2018-01-26 Thread David Bainbridge
I have just started to read up on VPP/FD.io, and I have a question about
graph optimization and was wondering if (as I suspect) this has already
been thought about and either planned or decided against.


The documentation I found on VPP essentially says that VPP uses batch
processing and processes all packets in a vector on one step before
proceeding to the next step. The claim is this provides overall better
throughput because of instruction caching.


I was wondering if optimization of the graph to understand where
concurrency can be leveraged has been considered, as well as where you
could process the vector by two steps with an offset. If this is possible,
then steps could be pinned to cores and perhaps both concurrency and
instruction caching could be leveraged.


For example assume the following graph:


[image: image.png]


In this graph, steps B,C can be done concurrently as they don't "modify"
the vector. Steps D, E can't be done concurrently, but as they don't
require look back/forward they can be done in offset.

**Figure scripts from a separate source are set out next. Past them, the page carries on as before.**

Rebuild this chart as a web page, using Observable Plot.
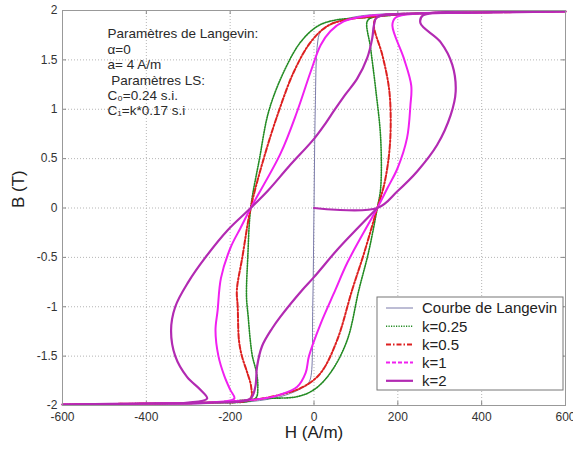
<!DOCTYPE html>
<html><head><meta charset="utf-8">
<script src="https://cdn.jsdelivr.net/npm/d3@7"></script>
<script src="https://cdn.jsdelivr.net/npm/@observablehq/plot@0.6"></script>
<style>body{margin:0;background:#fff}</style>
</head><body><div id="chart"></div>
<script>
// ---- data ----
const xTicks = [-600, -400, -200, 0, 200, 400, 600];
const yTicks = [-2, -1.5, -1, -0.5, 0, 0.5, 1, 1.5, 2];
const seriesNames = ["Courbe de Langevin", "k=0.25", "k=0.5", "k=1", "k=2"];
const annotLines = ["Paramètres de Langevin:", "α=0", "a= 4 A/m", "\u00a0Paramètres LS:", "C₀=0.24 s.i.", "C₁=k*0.17 s.i"];

const langevinH = [-600, -300, -150, -80, -36, -15, -8, -3, 0, 3, 8, 15, 39, 63, 120, 300, 600];
const langevinB = [-2, -1.985, -1.96, -1.91, -1.84, -1.78, -1.72, -1.0, 0, 1.0, 1.65, 1.78, 1.86, 1.9, 1.95, 1.98, 2];

const k025H = [600, 400, 250, 127, 47, 8, -32, -72, -108, -130, -151, -158, -161, -157, -152, -147, -137, -134, -138, -160, -250, -400, -600,
               -400, -250, -120, -40, 0, 39, 79, 107, 130, 151, 159, 159, 147, 135, 127, 140, 250, 400, 600];
const k025B = [1.99, 1.98, 1.97, 1.93, 1.9, 1.84, 1.68, 1.38, 0.98, 0.5, 0, -0.5, -0.9, -1.1, -1.34, -1.5, -1.67, -1.81, -1.92, -1.96, -1.97, -1.98, -1.99,
               -1.98, -1.97, -1.93, -1.91, -1.84, -1.67, -1.34, -0.83, -0.45, 0, 0.2, 0.71, 1.21, 1.62, 1.89, 1.93, 1.97, 1.98, 1.99];

const k05H = [600, 400, 250, 143, 70, 31, -8, -48, -84, -120, -151, -171, -184, -182, -179, -172, -159, -150, -152, -250, -400, -600,
              -400, -250, -140, -80, -25, 16, 55, 91, 120, 151, 167, 179, 183, 179, 163, 143, 150, 250, 400, 600];
const k05B = [1.99, 1.98, 1.97, 1.94, 1.9, 1.84, 1.68, 1.38, 0.98, 0.5, 0, -0.5, -0.83, -1.0, -1.34, -1.5, -1.67, -1.81, -1.93, -1.97, -1.98, -1.99,
              -1.98, -1.97, -1.94, -1.89, -1.81, -1.67, -1.34, -0.83, -0.45, 0, 0.23, 0.54, 0.87, 1.21, 1.55, 1.85, 1.93, 1.97, 1.98, 1.99];

const k1H = [600, 400, 250, 120, 71, 39, 16, -8, -40, -80, -151, -175, -199, -222, -230, -235, -228, -214, -200, -190, -250, -400, -600,
             -400, -250, -120, -80, -40, -20, -12, 16, 51, 80, 151, 175, 199, 222, 230, 232, 214, 187, 195, 250, 400, 600];
const k1B = [1.99, 1.98, 1.97, 1.94, 1.89, 1.79, 1.65, 1.38, 0.98, 0.55, 0, -0.2, -0.4, -0.71, -1.04, -1.24, -1.5, -1.7, -1.84, -1.93, -1.97, -1.98, -1.99,
             -1.98, -1.97, -1.93, -1.89, -1.81, -1.67, -1.5, -1.17, -0.83, -0.55, 0, 0.2, 0.4, 0.71, 1.04, 1.24, 1.52, 1.85, 1.93, 1.97, 1.98, 1.99];

const k2H = [0, 151, 199, 246, 294, 326, 338, 330, 302, 254, 260, 400, 600,
             400, 250, 150, 143, 139, 127, 103, 75, 47, 28, 0, -60, -109, -151, -205, -259, -300, -331, -341, -331, -303, -271, -255, -300, -400, -600,
             -400, -250, -152, -140, -136, -124, -100, -80, -28, 0, 56, 105, 151];
const k2B = [0, 0, 0.17, 0.37, 0.64, 0.94, 1.18, 1.45, 1.68, 1.87, 1.95, 1.98, 1.99,
             1.98, 1.97, 1.93, 1.85, 1.72, 1.52, 1.31, 1.15, 0.98, 0.86, 0.7, 0.42, 0.18, 0, -0.22, -0.5, -0.75, -1.0, -1.24, -1.5, -1.71, -1.84, -1.93, -1.97, -1.98, -1.99,
             -1.98, -1.97, -1.93, -1.81, -1.61, -1.4, -1.22, -1.1, -0.83, -0.7, -0.42, -0.2, 0];

// ---- build tables ----
const toRows = (hs, bs) => hs.map((h, i) => ({H: h, B: bs[i]}));
const series = [
  {name: seriesNames[0], rows: toRows(langevinH, langevinB), stroke: "#7a7aaa", width: 1, dash: null},
  {name: seriesNames[1], rows: toRows(k025H, k025B), stroke: "#238b23", width: 1.6, dash: "1.2,1.3"},
  {name: seriesNames[2], rows: toRows(k05H, k05B), stroke: "#dd2020", width: 2, dash: "5,2,1.5,2"},
  {name: seriesNames[3], rows: toRows(k1H, k1B), stroke: "#f020f0", width: 2, dash: null, legendDash: "4,2"},
  {name: seriesNames[4], rows: toRows(k2H, k2B), stroke: "#b22ab2", width: 2.2, dash: null}
];

const innerW = 573 - 62 - 8, innerH = 452 - 10 - 47;

const chart = Plot.plot({
  width: 573, height: 452,
  marginLeft: 62, marginRight: 8, marginTop: 10, marginBottom: 47,
  style: {fontFamily: "'Liberation Sans', Arial, sans-serif", background: "#fff", overflow: "visible"},
  x: {domain: [-600, 600]},
  y: {domain: [-2, 2]},
  marks: [
    Plot.gridX(xTicks, {stroke: "#b5b5b5", strokeOpacity: 1, strokeDasharray: "1,2"}),
    Plot.gridY(yTicks, {stroke: "#b5b5b5", strokeOpacity: 1, strokeDasharray: "1,2"}),
    Plot.tickX(xTicks, {x: d => d, insetTop: innerH - 4, stroke: "#888"}),
    Plot.tickX(xTicks, {x: d => d, insetBottom: innerH - 4, stroke: "#888"}),
    Plot.tickY(yTicks, {y: d => d, insetRight: innerW - 4, stroke: "#888"}),
    Plot.tickY(yTicks, {y: d => d, insetLeft: innerW - 4, stroke: "#888"}),
    Plot.axisX({ticks: xTicks, tickSize: 0, tickPadding: 7, tickFormat: d => String(d), fontSize: 12, color: "#333", label: null}),
    Plot.axisY({ticks: yTicks, tickSize: 0, tickPadding: 5, tickFormat: d => String(d), fontSize: 12, color: "#333", label: null}),
    ...series.map(s => Plot.line(s.rows, {x: "H", y: "B", stroke: s.stroke, strokeWidth: s.width, strokeDasharray: s.dash, curve: "catmull-rom"})),
    Plot.frame({stroke: "#999"}),
    Plot.text([annotLines.join("\n")], {text: d => d, frameAnchor: "top-left", dx: 45, dy: 17, textAnchor: "start", lineAnchor: "top", lineHeight: 1.14, fontSize: 13.5, fill: "#2a2a2a"}),
    Plot.text(["B (T)"], {text: d => d, frameAnchor: "left", dx: -44, rotate: -90, fontSize: 17, fill: "#222"}),
    Plot.text(["H (A/m)"], {text: d => d, frameAnchor: "bottom", dy: 32, fontSize: 17, fill: "#222"})
  ]
});

// ---- legend box inside the plot (bottom-right) ----
const svg = d3.select(chart);
const lg = svg.append("g").attr("transform", "translate(377,297)").attr("text-anchor", "start");
lg.append("rect").attr("width", 186).attr("height", 93).attr("fill", "#fff").attr("stroke", "#777").attr("stroke-width", 1);
series.forEach((s, i) => {
  const yy = 11 + i * 18.2;
  lg.append("line").attr("x1", 9).attr("x2", 36).attr("y1", yy).attr("y2", yy)
    .attr("stroke", s.stroke).attr("stroke-width", s.width)
    .attr("stroke-dasharray", s.legendDash || s.dash || null);
  lg.append("text").attr("x", 45).attr("y", yy).attr("dy", "0.36em")
    .attr("text-anchor", "start")
    .attr("font-size", 15).attr("fill", "#222").text(s.name);
});

document.getElementById("chart").appendChild(chart);
</script></body></html>
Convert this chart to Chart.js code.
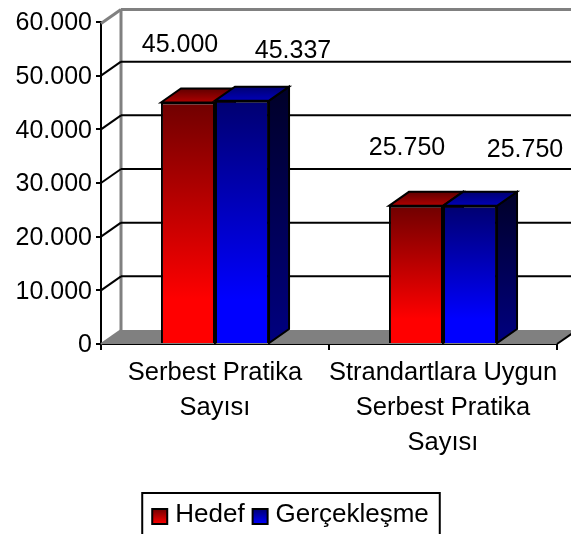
<!DOCTYPE html>
<html>
<head>
<meta charset="utf-8">
<title>Serbest Pratika</title>
<script src="https://cdn.jsdelivr.net/npm/chart.js@4"></script>
<style>
html, body { margin: 0; padding: 0; background: #fff; overflow: hidden; }
canvas { display: block; }
</style>
</head>
<body>
<canvas id="chart" width="571" height="534"></canvas>
<script>
const categories = [['Serbest Pratika', 'Sayısı'], ['Strandartlara Uygun', 'Serbest Pratika', 'Sayısı']];
const hedefValues = [45000, 25750];
const gerceklesmeValues = [45337, 25750];
const yTicks = [0, 10000, 20000, 30000, 40000, 50000, 60000];

// yan yuz derinligi
const DX = 20, DY = -14;
const FONT = '"Liberation Sans", Arial, sans-serif';
const FONT_SIZE = 25;
const CAT_SIZE = 25.5;
const LEGEND_SIZE = 26;

// degerlerin yazi kaymasi (cubuk ortasina gore)
const labelOffsets = [[[-8, -57], [51, -50]], [[-9, -58], [55, -56]]];

const palettes = [
    { front: ['#700000', '#ff0000'], top: ['#600000', '#b00000'], side: ['#300000', '#800000'] },
    { front: ['#000070', '#0000ff'], top: ['#000070', '#0000b8'], side: ['#000028', '#000080'] }
];

function fmt(v) {
    return String(v).replace(/\B(?=(\d{3})+$)/g, '.');
}

function grad(ctx, y0, y1, colors, stop) {
    const g = ctx.createLinearGradient(0, y0, 0, y1);
    g.addColorStop(0, colors[0]);
    g.addColorStop(stop || 1, colors[1]);
    return g;
}

function poly(ctx, pts, fill, stroke) {
    ctx.beginPath();
    pts.forEach((p, i) => i ? ctx.lineTo(p[0], p[1]) : ctx.moveTo(p[0], p[1]));
    ctx.closePath();
    if (fill) { ctx.fillStyle = fill; ctx.fill(); }
    if (stroke) { ctx.strokeStyle = stroke; ctx.stroke(); }
}

function line(ctx, x0, y0, x1, y1, color, width) {
    ctx.beginPath();
    ctx.moveTo(x0, y0);
    ctx.lineTo(x1, y1);
    ctx.strokeStyle = color;
    ctx.lineWidth = width || 2;
    ctx.stroke();
}

function frontFill(palette) {
    return function (c) {
        if (c.type !== 'data' || !c.chart.scales.y) return palette.front[1];
        const y = c.chart.scales.y;
        return grad(c.chart.ctx, y.getPixelForValue(c.raw), y.getPixelForValue(0), palette.front, 0.82);
    };
}

const box3d = {
    id: 'box3d',
    afterLayout(chart) {
        // lejant referansta biraz sagda
        const lg = chart.legend;
        lg.left += 12;
        lg.right += 12;
        lg.legendHitBoxes.forEach(b => { b.left += 12; });
    },
    beforeDatasetsDraw(chart) {
        const ctx = chart.ctx, y = chart.scales.y, a = chart.chartArea;
        const W = chart.width + 10;
        ctx.save();
        ctx.lineWidth = 2;

        // taban
        const y0 = y.getPixelForValue(0);
        poly(ctx, [[a.left, y0], [a.left + DX, y0 + DY], [W + DX, y0 + DY], [W, y0]], '#808080', null);

        // arka duvar
        const top = y.getPixelForValue(60000) + 1.5;
        line(ctx, a.left + DX, top + DY, a.left + DX, y0 + DY, '#808080', 3);
        line(ctx, a.left, top, a.left + DX, top + DY, '#808080', 3);
        line(ctx, a.left + DX, top + DY, W, top + DY, '#808080', 3);
        line(ctx, a.left, y0, a.left + DX, y0 + DY, '#808080', 2);

        yTicks.forEach(v => {
            if (v === 0 || v === 60000) return;
            const py = y.getPixelForValue(v);
            line(ctx, a.left + DX, py + DY, W, py + DY, '#000');
            line(ctx, a.left, py, a.left + DX, py + DY, '#000');
        });

        // taban sag ucu (beyaz kose)
        poly(ctx, [[a.right, y0], [a.right + DX, y0 + DY], [W + DX, y0 + DY], [W, y0]], '#fff', null);
        line(ctx, a.right, y0, a.right + DX, y0 + DY, '#000');

        // cubuklarin ust ve yan yuzleri
        ctx.lineWidth = 2;
        chart.data.datasets.forEach((ds, di) => {
            const pal = palettes[di];
            chart.getDatasetMeta(di).data.forEach(bar => {
                const l = bar.x - bar.width / 2, r = bar.x + bar.width / 2;
                poly(ctx, [[r, bar.y], [r + DX, bar.y + DY], [r + DX, bar.base + DY], [r, bar.base]],
                    grad(ctx, bar.y + DY, bar.base, pal.side), '#000');
                poly(ctx, [[l, bar.y], [l + DX, bar.y + DY], [r + DX, bar.y + DY], [r, bar.y]],
                    grad(ctx, bar.y + DY, bar.y, pal.top), '#000');
            });
        });
        ctx.restore();
    },
    afterDatasetsDraw(chart) {
        const ctx = chart.ctx;
        ctx.save();
        ctx.font = FONT_SIZE + 'px ' + FONT;
        ctx.fillStyle = '#000';
        ctx.textAlign = 'center';
        ctx.textBaseline = 'middle';
        chart.data.datasets.forEach((ds, di) => {
            chart.getDatasetMeta(di).data.forEach((bar, i) => {
                const off = labelOffsets[i][di];
                ctx.fillText(fmt(ds.data[i]), bar.x + off[0], bar.y + off[1]);
            });
        });
        ctx.restore();
    },
    afterDraw(chart) {
        // lejant kutulari ve cercevesi
        const lg = chart.legend;
        const boxes = lg.legendHitBoxes;
        if (!boxes || !boxes.length) return;
        const last = boxes[boxes.length - 1];
        const ctx = chart.ctx;
        ctx.save();
        ctx.lineWidth = 2;
        ctx.strokeStyle = '#000';
        boxes.forEach((b, i) => {
            const sy = lg.top + 15;
            ctx.fillStyle = grad(ctx, sy, sy + 15, palettes[i].front);
            ctx.fillRect(b.left, sy, 15, 15);
            ctx.strokeRect(b.left, sy, 15, 15);
        });
        ctx.strokeRect(boxes[0].left - 10, lg.top - 1, last.left + last.width - boxes[0].left + 21, 60);
        ctx.restore();
    }
};

const canvas = document.getElementById('chart');

new Chart(canvas, {
    type: 'bar',
    data: {
        labels: categories,
        datasets: [
            { label: 'Hedef', data: hedefValues, backgroundColor: frontFill(palettes[0]), borderColor: '#000', borderWidth: 2 },
            { label: 'Gerçekleşme', data: gerceklesmeValues, backgroundColor: frontFill(palettes[1]), borderColor: '#000', borderWidth: 2 }
        ]
    },
    options: {
        responsive: false,
        animation: false,
        layout: { padding: { top: 22, right: 14, bottom: -4, left: 0 } },
        datasets: { bar: { categoryPercentage: 0.474, barPercentage: 1 } },
        plugins: {
            tooltip: { enabled: false },
            legend: {
                position: 'bottom',
                labels: {
                    color: '#000',
                    font: { family: FONT, size: LEGEND_SIZE },
                    boxWidth: 10,
                    boxHeight: 15,
                    padding: 8,
                    generateLabels(chart) {
                        // kutular afterDraw icinde ciziliyor
                        return chart.data.datasets.map((ds, i) => ({
                            text: ds.label,
                            fillStyle: 'rgba(0,0,0,0)',
                            strokeStyle: 'rgba(0,0,0,0)',
                            lineWidth: 0,
                            datasetIndex: i
                        }));
                    }
                }
            }
        },
        scales: {
            x: {
                afterFit(s) { s.height = 150; },
                grid: { offset: true, drawOnChartArea: false, color: '#000', lineWidth: 2, tickLength: 6 },
                border: { color: '#000', width: 2 },
                ticks: {
                    color: '#000',
                    padding: 6,
                    maxRotation: 0,
                    autoSkip: false,
                    font: { family: FONT, size: CAT_SIZE, lineHeight: 1.36 }
                }
            },
            y: {
                min: 0,
                max: 60000,
                afterFit(s) { s.width = 101; },
                afterBuildTicks(s) { s.ticks = yTicks.map(v => ({ value: v })); },
                grid: { drawOnChartArea: false, color: '#000', lineWidth: 2, tickLength: 5 },
                border: { color: '#000', width: 2 },
                ticks: {
                    color: '#000',
                    padding: 4,
                    labelOffset: 1.5,
                    font: { family: FONT, size: FONT_SIZE },
                    callback: v => fmt(v)
                }
            }
        }
    },
    plugins: [box3d]
});
</script>
</body>
</html>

What I am suggesting is, if there are enough cores, then steps could be
pinned to cores to achieve the benefits of instruction caching, and after
step A is complete, steps B,C could be done concurrently. After B,C are
complete then D can be started and as D completes processing on a packet if
can then be processed by E (i.e., the entire vector does not need to be
processed by D before processing by E is started).


I make no argument that this doesn't increase complexity and also
introduces coordination costs that don't exists today. To be fair, offset
processing could be viewed as splitting the original large vector into
smaller vectors and processing the smaller vectors from start to finish
(almost dynamic optimization based on dynamic vector resizing).

Just curious to hear others thoughts and if some of this has been thought
through or experimented with. As I said, just thinking off the cuff and
wondering; not fully thought through.